Add in the a finite supply of courier ships to send messages, as well as a possibility of losing a courier ship (for example, unexplained failure -- ship just never comes back out of jump), and that can get interesting.
For F&E, that answer is obvious. As it should nearly be in a blind strategic game. Those things that aren't clear (or rather those things you want expressly crystal clear) should be defined in the op orders issued to each admiral, the more disloyal or weak moraled, the more restrictive the orders need to be.
Well it's not really obvious. I mean, in a game "scorched earth" with no consequences is always an option. But, I don't think that would sit well in general. Glassing planets is never received well. Nor do we have a clear take on how long that takes.
Simply, if a war fleet has system domination, can it reduce any ship building/repair capacity in a single week? Is that practical? Can such capacity be repaired? And how long does that take? How long would it take to glass a planet? And that brings up all sorts of ugly details about supply. "Need more nukes, hit 3 planets so far -- running low!"

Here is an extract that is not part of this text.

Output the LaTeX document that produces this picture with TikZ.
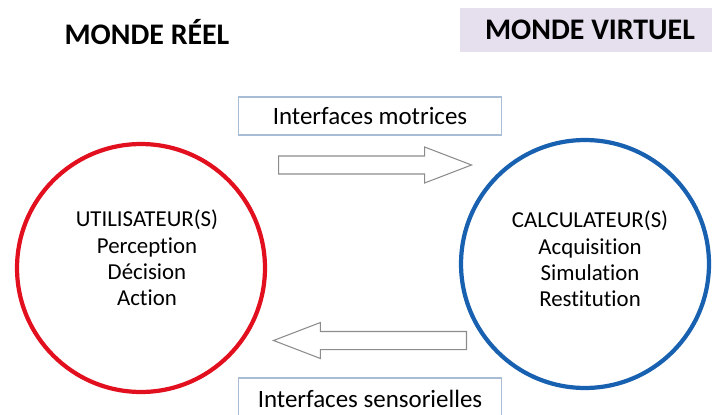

I haven't read the VC for the FFW board game, but what were the Zho aims and war objectives? Because one thing we have learned from the Rebellion, and simple truth if you look at most any of the mechanisms around ship building and what not, wars are VERY expensive. Destroyed ships have to be replaced out of inventory, they're not coming back via manufacture, not for some time (like 150 weekly turns). So, the forces that go all out can exhaust themselves quite quickly. This is what brought on the stalemates during the Rebellion.